Algorithmic Foundations for Real-Time and Dependable Spacecraft Motion Planning


The goal of this effort is to devise real-time, efficient and dependable algorithms for spacecraft autonomous maneuvering, with a focus on dynamic and cluttered environments (which may arise, e.g., due to debris or outgassing activity). Specifically, this project is aimed at devising a technology for the online planning of trajectories in proximity operations, which together with reliable environmental sensing and autonomous high-level decision-making is a key enabler for autonomous spacecraft navigation. As a radical departure from traditional methods, we are leveraging recent algorithmic advances in the field of robotic motion planning to spacecraft control. Our research objectives are to:
  1. Address the theoretical underpinnings for the application of robotic motion planning algorithms to the problem of onboard spacecraft maneuvering, with special attention paid to implementability on space-qualified hardware.
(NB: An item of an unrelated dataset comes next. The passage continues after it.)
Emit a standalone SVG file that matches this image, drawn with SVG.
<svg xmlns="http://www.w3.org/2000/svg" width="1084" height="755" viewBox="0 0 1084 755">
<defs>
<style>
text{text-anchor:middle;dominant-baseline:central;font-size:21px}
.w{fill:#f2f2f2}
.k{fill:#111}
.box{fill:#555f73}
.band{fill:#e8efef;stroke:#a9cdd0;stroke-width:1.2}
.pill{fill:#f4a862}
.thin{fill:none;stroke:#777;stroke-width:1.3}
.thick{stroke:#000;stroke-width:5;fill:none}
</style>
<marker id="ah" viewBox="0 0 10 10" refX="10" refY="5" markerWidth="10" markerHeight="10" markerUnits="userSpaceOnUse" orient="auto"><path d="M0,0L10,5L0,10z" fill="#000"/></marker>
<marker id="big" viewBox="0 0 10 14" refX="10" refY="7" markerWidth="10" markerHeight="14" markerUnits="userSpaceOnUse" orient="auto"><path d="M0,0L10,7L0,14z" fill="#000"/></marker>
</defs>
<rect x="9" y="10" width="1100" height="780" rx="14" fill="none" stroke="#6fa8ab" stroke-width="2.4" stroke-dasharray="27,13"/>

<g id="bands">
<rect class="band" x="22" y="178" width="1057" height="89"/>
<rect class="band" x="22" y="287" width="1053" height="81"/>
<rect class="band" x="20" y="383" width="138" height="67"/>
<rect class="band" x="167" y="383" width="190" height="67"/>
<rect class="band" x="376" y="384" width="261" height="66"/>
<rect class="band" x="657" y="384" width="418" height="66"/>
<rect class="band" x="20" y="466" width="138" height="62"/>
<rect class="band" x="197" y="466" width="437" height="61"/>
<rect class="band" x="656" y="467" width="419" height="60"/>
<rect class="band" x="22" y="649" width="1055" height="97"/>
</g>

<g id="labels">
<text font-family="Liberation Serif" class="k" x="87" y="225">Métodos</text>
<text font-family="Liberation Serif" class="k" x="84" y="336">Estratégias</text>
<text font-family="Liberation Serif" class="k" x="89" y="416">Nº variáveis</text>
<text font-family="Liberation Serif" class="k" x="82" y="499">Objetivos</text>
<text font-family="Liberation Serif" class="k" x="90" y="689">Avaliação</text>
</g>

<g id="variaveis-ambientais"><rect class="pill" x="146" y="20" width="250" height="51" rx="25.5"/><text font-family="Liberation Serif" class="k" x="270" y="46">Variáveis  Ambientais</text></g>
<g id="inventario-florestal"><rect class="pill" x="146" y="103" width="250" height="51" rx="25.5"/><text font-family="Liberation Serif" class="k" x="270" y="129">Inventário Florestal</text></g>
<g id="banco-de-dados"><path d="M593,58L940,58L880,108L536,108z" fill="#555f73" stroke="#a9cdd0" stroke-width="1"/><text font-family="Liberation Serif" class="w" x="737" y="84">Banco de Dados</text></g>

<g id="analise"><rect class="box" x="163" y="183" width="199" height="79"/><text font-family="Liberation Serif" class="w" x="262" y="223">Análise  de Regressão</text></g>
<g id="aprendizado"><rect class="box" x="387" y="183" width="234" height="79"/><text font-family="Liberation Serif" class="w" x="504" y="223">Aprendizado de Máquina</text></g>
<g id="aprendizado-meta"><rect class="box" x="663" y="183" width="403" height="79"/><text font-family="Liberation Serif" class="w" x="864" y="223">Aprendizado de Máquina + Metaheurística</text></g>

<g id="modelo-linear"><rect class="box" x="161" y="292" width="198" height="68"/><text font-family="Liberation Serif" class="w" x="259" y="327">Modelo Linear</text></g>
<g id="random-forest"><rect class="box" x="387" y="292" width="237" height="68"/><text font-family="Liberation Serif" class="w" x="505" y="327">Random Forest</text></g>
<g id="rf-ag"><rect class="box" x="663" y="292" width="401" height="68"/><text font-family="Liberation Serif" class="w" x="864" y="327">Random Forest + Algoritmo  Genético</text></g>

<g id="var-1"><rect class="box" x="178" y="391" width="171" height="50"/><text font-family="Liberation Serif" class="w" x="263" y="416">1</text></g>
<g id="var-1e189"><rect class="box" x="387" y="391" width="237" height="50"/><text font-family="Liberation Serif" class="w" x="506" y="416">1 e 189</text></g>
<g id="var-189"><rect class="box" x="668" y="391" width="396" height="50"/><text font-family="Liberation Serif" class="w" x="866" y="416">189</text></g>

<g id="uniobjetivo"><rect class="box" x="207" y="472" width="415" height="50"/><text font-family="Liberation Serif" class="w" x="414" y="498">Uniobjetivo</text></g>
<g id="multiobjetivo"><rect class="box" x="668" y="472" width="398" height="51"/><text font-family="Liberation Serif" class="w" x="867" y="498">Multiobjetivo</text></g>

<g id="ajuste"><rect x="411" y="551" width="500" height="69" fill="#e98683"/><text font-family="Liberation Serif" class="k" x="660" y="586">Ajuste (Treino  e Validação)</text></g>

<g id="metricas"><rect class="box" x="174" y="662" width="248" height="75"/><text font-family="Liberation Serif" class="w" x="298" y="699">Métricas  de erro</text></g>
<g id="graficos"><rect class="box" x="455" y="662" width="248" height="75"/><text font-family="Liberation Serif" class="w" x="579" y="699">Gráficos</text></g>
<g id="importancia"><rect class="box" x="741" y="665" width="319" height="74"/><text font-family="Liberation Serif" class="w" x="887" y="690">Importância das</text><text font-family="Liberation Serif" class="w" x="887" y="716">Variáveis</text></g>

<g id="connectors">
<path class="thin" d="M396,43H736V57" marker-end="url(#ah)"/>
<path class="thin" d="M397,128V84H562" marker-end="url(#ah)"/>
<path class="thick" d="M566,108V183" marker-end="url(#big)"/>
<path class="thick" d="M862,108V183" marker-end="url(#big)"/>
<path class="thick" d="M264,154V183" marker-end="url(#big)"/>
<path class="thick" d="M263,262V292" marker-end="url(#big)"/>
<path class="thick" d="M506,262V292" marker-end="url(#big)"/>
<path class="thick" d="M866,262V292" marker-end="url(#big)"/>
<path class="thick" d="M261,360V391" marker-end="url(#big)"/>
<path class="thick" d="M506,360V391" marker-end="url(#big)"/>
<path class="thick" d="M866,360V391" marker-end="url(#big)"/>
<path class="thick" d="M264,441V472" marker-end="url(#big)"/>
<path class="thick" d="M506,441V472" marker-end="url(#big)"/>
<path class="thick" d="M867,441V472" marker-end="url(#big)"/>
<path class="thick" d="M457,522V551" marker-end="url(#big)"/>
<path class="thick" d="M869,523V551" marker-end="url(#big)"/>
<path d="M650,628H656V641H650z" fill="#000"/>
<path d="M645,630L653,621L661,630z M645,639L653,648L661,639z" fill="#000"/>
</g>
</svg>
  2. Integrate the planning module within the overall spacecraft autonomy module, with a focus on encoding safety modes and addressing environmental uncertainties.
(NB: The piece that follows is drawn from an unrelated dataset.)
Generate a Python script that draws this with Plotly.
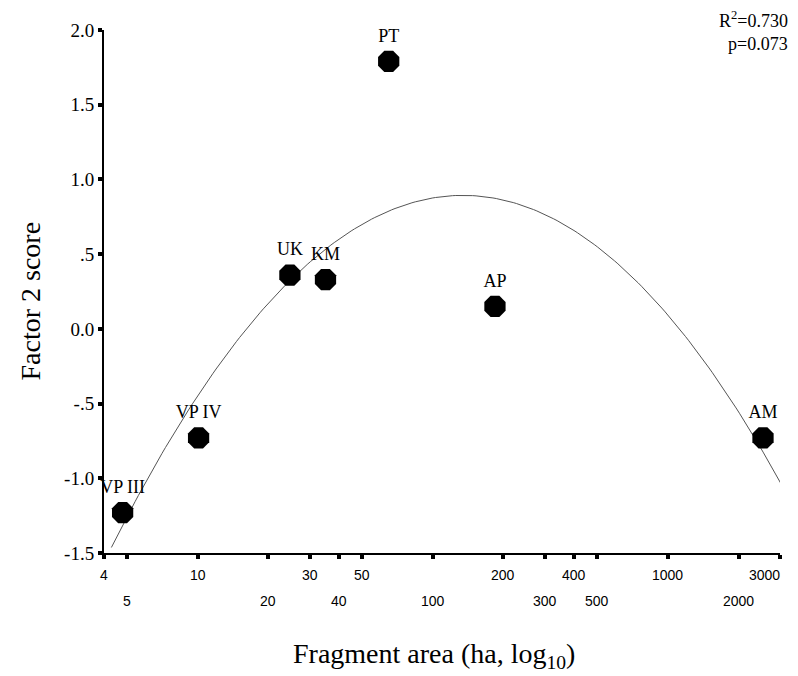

  3. Validate our algorithms on a state-of-the-art test bed that emulates both deep-space and microgravity environments.
This effort is supported by a an Early Career Faculty grant from NASA's Space Technology Research Grants Program (Grant NNX12AQ43G), and involves collaboration with the NASA Goddard Space Flight Center and the NASA Jet Propulsion Laboratory.


The 3-DOF testbeds of the Stanford Free-Flying Robotics Facility, three robots that use compressed air to hover on air bearings to mimic microgravity on a large granite table.  The free-flyers are used for real-time planning demonstrations in a space-like environment.
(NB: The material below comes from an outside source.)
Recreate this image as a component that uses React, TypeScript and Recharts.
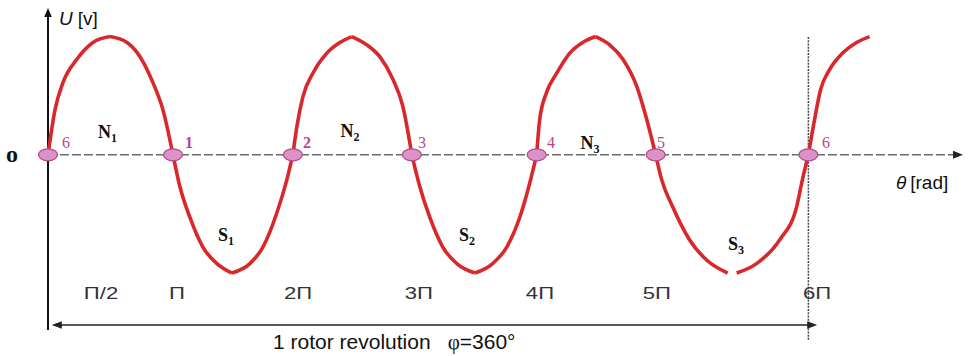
import React from 'react';
import { LineChart, Line, XAxis, YAxis, ReferenceLine, ReferenceDot } from 'recharts';

// Horizontal axis: electrical angle θ in multiples of π. Vertical axis: U relative to its peak.
const waveTheta = [
  0, 0.055, 0.118, 0.229, 0.355, 0.489, 0.623, 0.726, 0.828, 0.907, 0.986,
  1.041, 1.12, 1.222, 1.333, 1.451, 1.593, 1.696, 1.806, 1.885, 1.932,
  1.964, 2.011, 2.09, 2.2, 2.303, 2.397, 2.516, 2.618, 2.721, 2.8, 2.871,
  2.934, 3.013, 3.115, 3.226, 3.368, 3.509, 3.62, 3.722, 3.801, 3.856,
  3.88, 3.935, 4.014, 4.117, 4.219, 4.322, 4.432, 4.535, 4.645, 4.724, 4.795,
  4.842, 4.929, 5.063, 5.197, 5.363, 5.4, 5.434, 5.591, 5.773, 5.907, 5.953, 6.0,
  6.049, 6.096, 6.167, 6.27, 6.38, 6.483,
];
const waveVoltage: (number | null)[] = [
  0, 0.38, 0.61, 0.81, 0.95, 1.0, 0.95, 0.83, 0.61, 0.38, 0,
  -0.27, -0.53, -0.78, -0.92, -1.0, -0.92, -0.78, -0.49, -0.21, 0,
  0.24, 0.49, 0.69, 0.86, 0.95, 1.0, 0.93, 0.83, 0.64, 0.41, 0,
  -0.27, -0.53, -0.78, -0.92, -1.0, -0.92, -0.78, -0.53, -0.24, 0,
  0.3, 0.53, 0.69, 0.86, 0.95, 1.0, 0.93, 0.81, 0.58, 0.3, 0,
  -0.21, -0.44, -0.72, -0.89, -1.0, null, -1.0, -0.92, -0.72, -0.44, -0.21, 0,
  0.3, 0.55, 0.72, 0.86, 0.95, 1.0,
];

// Zero crossings of the induced voltage (coil positions 1..6)
const crossingTheta = [0, 0.986, 1.932, 2.871, 3.856, 4.795, 6.0];
const crossingNames = ['6', '1', '2', '3', '4', '5', '6'];
const crossingNameTheta = [0.11, 1.081, 2.012, 2.92, 3.938, 4.806, 6.108];
const crossingNameBold = [false, true, true, false, false, false, false];

// Rotor poles under each half-wave
const poleLetters = ['N', 'S', 'N', 'S', 'N', 'S'];
const poleIndex = ['1', '1', '2', '2', '3', '3'];
const poleTheta = [0.469, 1.405, 2.383, 3.306, 4.277, 5.429];
const poleVoltage = [0.142, -0.729, 0.15, -0.729, 0.049, -0.805];

// Angle labels along the bottom
const angleTickTheta = [0.418, 1.018, 1.973, 2.927, 3.882, 4.805, 6.068];
const angleTickLabels = ['Π/2', 'Π', '2Π', '3Π', '4Π', '5Π', '6Π'];

// Each quarter-wave (zero → extremum or extremum → zero) is its own smooth piece,
// alternating between two keys so the tips of the waves stay pointed.
const isTurningPoint = (u: number) => u === 0 || u === 1 || u === -1;
const data: { t: number; a: number | null; b: number | null }[] = [];
{
  let quarter = 0;
  waveTheta.forEach((t, i) => {
    const u = waveVoltage[i];
    const row: { t: number; a: number | null; b: number | null } = { t, a: null, b: null };
    if (u !== null) {
      row[quarter % 2 === 0 ? 'a' : 'b'] = u;
      if (i > 0 && isTurningPoint(u)) {
        quarter += 1;
        row[quarter % 2 === 0 ? 'a' : 'b'] = u;
      }
    }
    data.push(row);
  });
}

const X_MAX = 7.22;
const Y_MIN = -1.6;
const Y_MAX = 1.25;

const SANS = '"Liberation Sans", Arial, sans-serif';
const SERIF = '"Liberation Serif", "Times New Roman", serif';
const PINK = '#b4478a';
const RED = '#d8282b';

type Dir = 'up' | 'left' | 'right';
const arrowHead = (dir: Dir, len: number, half: number, fill: string) => (p: any) => {
  const { cx, cy } = p;
  let pts = '';
  if (dir === 'up') pts = `${cx},${cy} ${cx - half},${cy + len} ${cx + half},${cy + len}`;
  if (dir === 'right') pts = `${cx},${cy} ${cx - len},${cy - half} ${cx - len},${cy + half}`;
  if (dir === 'left') pts = `${cx},${cy} ${cx + len},${cy - half} ${cx + len},${cy + half}`;
  return <polygon points={pts} fill={fill} />;
};

const crossingMarker = (p: any) => (
  <ellipse cx={p.cx} cy={p.cy} rx={9.5} ry={6} fill="#dc92c6" stroke="#b24a8b" strokeWidth={1.3} />
);

export default function App() {
  return (
    <div style={{ position: 'absolute', left: 0, top: 0, width: 968, height: 356, background: '#ffffff' }}>
      <LineChart
        width={968}
        height={356}
        data={data}
        margin={{ top: 7, right: 5, bottom: 12, left: 48 }}
      >
        <XAxis type="number" dataKey="t" domain={[0, X_MAX]} hide />
        <YAxis type="number" domain={[Y_MIN, Y_MAX]} hide />

        {/* θ axis (dashed) with arrow */}
        <ReferenceLine
          segment={[{ x: 0, y: 0 }, { x: 7.16, y: 0 }]}
          stroke="#6b6b6b"
          strokeWidth={1.5}
          strokeDasharray="9 3"
          ifOverflow="visible"
        />
        <ReferenceDot x={X_MAX} y={0} ifOverflow="visible" shape={arrowHead('right', 10, 4, '#222')} />

        {/* U axis */}
        <ReferenceLine
          segment={[{ x: 0, y: -1.482 }, { x: 0, y: 1.19 }]}
          stroke="#111"
          strokeWidth={2}
          ifOverflow="visible"
        />
        <ReferenceDot x={0} y={1.242} ifOverflow="visible" shape={arrowHead('up', 9, 3.8, '#111')} />

        {/* end of one mechanical revolution */}
        <ReferenceLine
          segment={[{ x: 6.0, y: -1.565 }, { x: 6.0, y: 1.0 }]}
          stroke="#444"
          strokeWidth={1.5}
          strokeDasharray="2 1.2"
          ifOverflow="visible"
        />

        {/* revolution bracket */}
        <ReferenceLine
          segment={[{ x: 0.06, y: -1.439 }, { x: 6.04, y: -1.439 }]}
          stroke="#222"
          strokeWidth={1.5}
          ifOverflow="visible"
        />
        <ReferenceDot x={0.03} y={-1.439} ifOverflow="visible" shape={arrowHead('left', 10, 3.8, '#222')} />
        <ReferenceDot x={6.07} y={-1.439} ifOverflow="visible" shape={arrowHead('right', 10, 3.8, '#222')} />

        <Line
          type="monotoneX"
          dataKey="a"
          stroke={RED}
          strokeWidth={3.6}
          dot={false}
          activeDot={false}
          connectNulls={false}
          isAnimationActive={false}
        />
        <Line
          type="monotoneX"
          dataKey="b"
          stroke={RED}
          strokeWidth={3.6}
          dot={false}
          activeDot={false}
          connectNulls={false}
          isAnimationActive={false}
        />

        {crossingTheta.map((t, i) => (
          <ReferenceDot key={`c${i}`} x={t} y={0} ifOverflow="visible" shape={crossingMarker} />
        ))}

        {crossingNames.map((name, i) => (
          <ReferenceDot
            key={`cn${i}`}
            x={crossingNameTheta[i]}
            y={0.058}
            ifOverflow="visible"
            shape={(p: any) => (
              <text
                x={p.cx}
                y={p.cy}
                fontFamily={SERIF}
                fontSize={16}
                fontWeight={crossingNameBold[i] ? 700 : 400}
                fill={PINK}
              >
                {name}
              </text>
            )}
          />
        ))}

        {poleLetters.map((letter, i) => (
          <ReferenceDot
            key={`p${i}`}
            x={poleTheta[i]}
            y={poleVoltage[i]}
            ifOverflow="visible"
            shape={(p: any) => (
              <text
                x={p.cx}
                y={p.cy}
                textAnchor="middle"
                fontFamily={SERIF}
                fontWeight={700}
                fontSize={18}
                fill="#111"
              >
                {letter}
                <tspan fontSize={12} dy={4}>{poleIndex[i]}</tspan>
              </text>
            )}
          />
        ))}

        {angleTickLabels.map((label, i) => (
          <ReferenceDot
            key={`a${i}`}
            x={angleTickTheta[i]}
            y={-1.22}
            ifOverflow="visible"
            shape={(p: any) => (
              <text
                transform={`translate(${p.cx},${p.cy}) scale(1.38,1)`}
                x={0}
                y={0}
                textAnchor="middle"
                fontFamily={SANS}
                fontSize={16}
                fill="#333"
              >
                {label}
              </text>
            )}
          />
        ))}

        {/* origin mark */}
        <ReferenceDot
          x={-0.284}
          y={-0.061}
          ifOverflow="visible"
          shape={(p: any) => (
            <text x={p.cx} y={p.cy} textAnchor="middle" fontFamily={SERIF} fontWeight={700} fontSize={24} fill="#111">
              o
            </text>
          )}
        />

        {/* axis titles */}
        <ReferenceDot
          x={0.087}
          y={1.098}
          ifOverflow="visible"
          shape={(p: any) => (
            <text x={p.cx} y={p.cy} fontFamily={SANS} fontSize={19} fill="#111">
              <tspan fontStyle="italic">U</tspan>
              <tspan dx={5}>[v]</tspan>
            </text>
          )}
        />
        <ReferenceDot
          x={6.691}
          y={-0.289}
          ifOverflow="visible"
          shape={(p: any) => (
            <text x={p.cx} y={p.cy} fontFamily={SANS} fontSize={19} fill="#111">
              <tspan fontStyle="italic">θ</tspan>
              <tspan dx={4}>[rad]</tspan>
            </text>
          )}
        />

        {/* caption under the bracket */}
        <ReferenceDot
          x={1.776}
          y={-1.642}
          ifOverflow="visible"
          shape={(p: any) => (
            <text x={p.cx} y={p.cy} fontFamily={SANS} fontSize={21} fill="#111">
              1 rotor revolution
              <tspan dx={17} fontFamily={SERIF}>φ</tspan>
              <tspan>=360°</tspan>
            </text>
          )}
        />
      </LineChart>
    </div>
  );
}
Autonomous planning in proximity of outgassing material on the surface of Enceladus, an example of a mission that cannot be guided by human oversight and hence demands robust and safe autonomy.


Planning in dynamic and cluttered environments requires fast re-planning and anytime computation, e.g., through tree data structures. Our research focuses on applying an efficient, asymptotically optimal algorithm named Fast Marching Trees (FMT*) to challenging dynamically-constrained scenarios.